EAST 214
 

Japanese Animation and New Media

Week Twelve: Chapter Twenty: The Spiral Dance of Symptom and Specter


As a point of departure for considering animation technics related to gender, let’s take Laura Mulvey’s famous account of Hollywood cinema, in which she argues that specific techniques in cinema position men as subjects and women as objects.  Her argument has three parts.

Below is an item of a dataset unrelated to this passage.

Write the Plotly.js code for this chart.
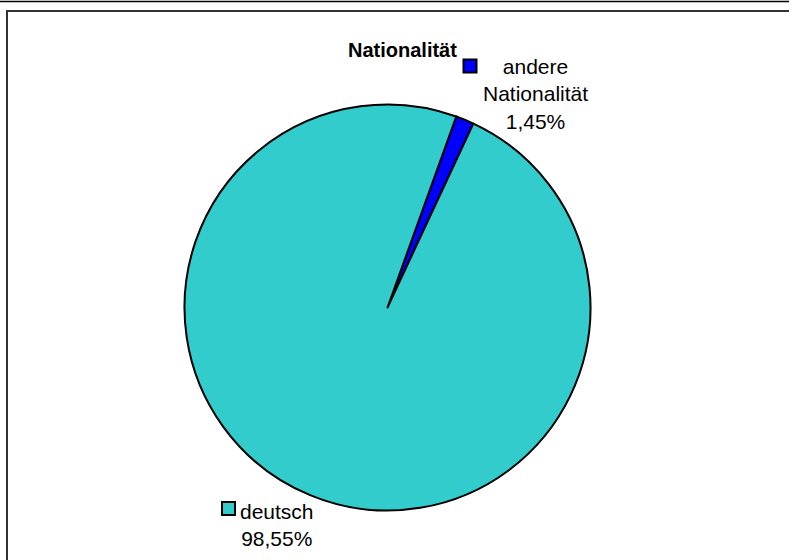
<!DOCTYPE html>
<html>
<head>
<meta charset="utf-8">
<script src="https://cdn.plot.ly/plotly-3.0.1.min.js"></script>
<style>html,body{margin:0;padding:0;background:#fff;}#chart{width:789px;height:560px;}</style>
</head>
<body>
<div id="chart"></div>
<script>
const chartTitle = "Nationalität";
const categories = ["andere Nationalität", "deutsch"];
const percentages = [1.45, 98.55];
const sliceColors = ["#0000FF", "#33CCCC"];

const W = 789, H = 560;
const cx = 387.5, cy = 307.5, R = 203;

function fmt(v){ return v.toFixed(2).replace(".", ",") + "%"; }

const trace = {
  type: "pie",
  values: percentages,
  labels: categories,
  sort: false,
  direction: "clockwise",
  rotation: 19.8,
  textinfo: "none",
  hoverinfo: "label+percent",
  marker: {colors: sliceColors, line: {color: "#000", width: 2}},
  domain: {x: [(cx - R) / W, (cx + R) / W], y: [1 - (cy + R) / H, 1 - (cy - R) / H]},
  showlegend: false
};

const font = {family: "Liberation Sans, Arial, sans-serif", size: 21, color: "#000"};
function px(x){ return x / W; }
function py(y){ return 1 - y / H; }

const annotations = [
  {text: "<b>" + chartTitle + "</b>", x: px(402), y: py(50), xref: "paper", yref: "paper", showarrow: false, xanchor: "center", yanchor: "middle", font: {family: font.family, size: 20, color: "#000"}},
  {text: categories[0].replace(" ", "<br>") + "<br>" + fmt(percentages[0]), x: px(535.5), y: py(94), xref: "paper", yref: "paper", showarrow: false, xanchor: "center", yanchor: "middle", align: "center", font: font},
  {text: categories[1] + "<br>" + fmt(percentages[1]), x: px(277), y: py(525), xref: "paper", yref: "paper", showarrow: false, xanchor: "center", yanchor: "middle", align: "center", font: font}
];

function keyShape(x, y, color){
  const s = 13;
  return {type: "rect", xref: "paper", yref: "paper", x0: px(x - s/2), x1: px(x + s/2), y0: py(y + s/2), y1: py(y - s/2), fillcolor: color, line: {color: "#000", width: 2}};
}

const shapes = [
  {type: "line", xref: "paper", yref: "paper", x0: 0, x1: 1, y0: py(1.5), y1: py(1.5), line: {color: "#000", width: 1.5}},
  {type: "rect", xref: "paper", yref: "paper", x0: px(7), x1: px(800), y0: py(570), y1: py(11), line: {color: "#333", width: 2}},
  keyShape(470, 66, sliceColors[0]),
  keyShape(228.5, 508.5, sliceColors[1])
];

const layout = {
  width: W, height: H,
  margin: {l: 0, r: 0, t: 0, b: 0},
  paper_bgcolor: "#fff",
  annotations: annotations,
  shapes: shapes,
  showlegend: false
};

Plotly.newPlot("chart", [trace], layout, {displayModeBar: false, staticPlot: true});
</script>
</body>
</html>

First, there is scopophilia, which means that moving images are delightful, and we’re attracted to them.  To anticipate later discussion, let me add that we might think of this scopophilia in terms of affect.  Affect is a relation prior to the emergence of a distinction between subject and object in which one entity feels the attraction and sway of another entity.  For instance, we feel the attraction of moving images.  But we don’t feel this attraction as subjects separate from an object.  Rather the moving images grab us, sway us, and we’re inseparable from the moving images, swept up in them.  We’re under their sway.  You can also think of affect as a relation in which we are not one.  We’re part of a continuous material assemblage that includes projection or delivery technologies, images, specific environmental parameters (darkness, stillness), spaces, temporal parameters (the time of the watching and the time in the watching), and other human watchers or interactors (whether in the same room or not) as well as producers and distributors.  And you can probably add to the list.  But affect is not a logic of ‘everything is connected is everything.’  It is a logic of ‘everything is connected with a specific orientation, a specific continuous set of material orientations.’  I’ll return to affect, but, for now, let’s stick with Mulvey’s account.


Second, this scopophilia disappears very quickly in Mulvey’s account.  Pleasure gives way to anxiety.  Simply put, men may delight in images of beautiful women but, according to Mulvey, men resist identifying with them.  Men resist the material continuity implied in scopophilia due to castration anxiety.  They don’t want to be continuous with women. 


Third, men thus strive to position themselves as subject and to position women as objects.  Mulvey’s account agrees with that of Saitô Tamaki and Enomoto Nariko (whom he cites): men have to fix their position in order to experience desire.  In other words, men strive to ‘be one,’ that is, to be a subject in relation to objects.  If I turn to Mulvey here rather than Saitô, it is because Mulvey talks about specific techniques of Hollywood cinema.  Saitô gives the impression that techniques don’t really matter — hence the provocative title of his 2007 book, “Media don’t exist” (Media wa sonzai shinai).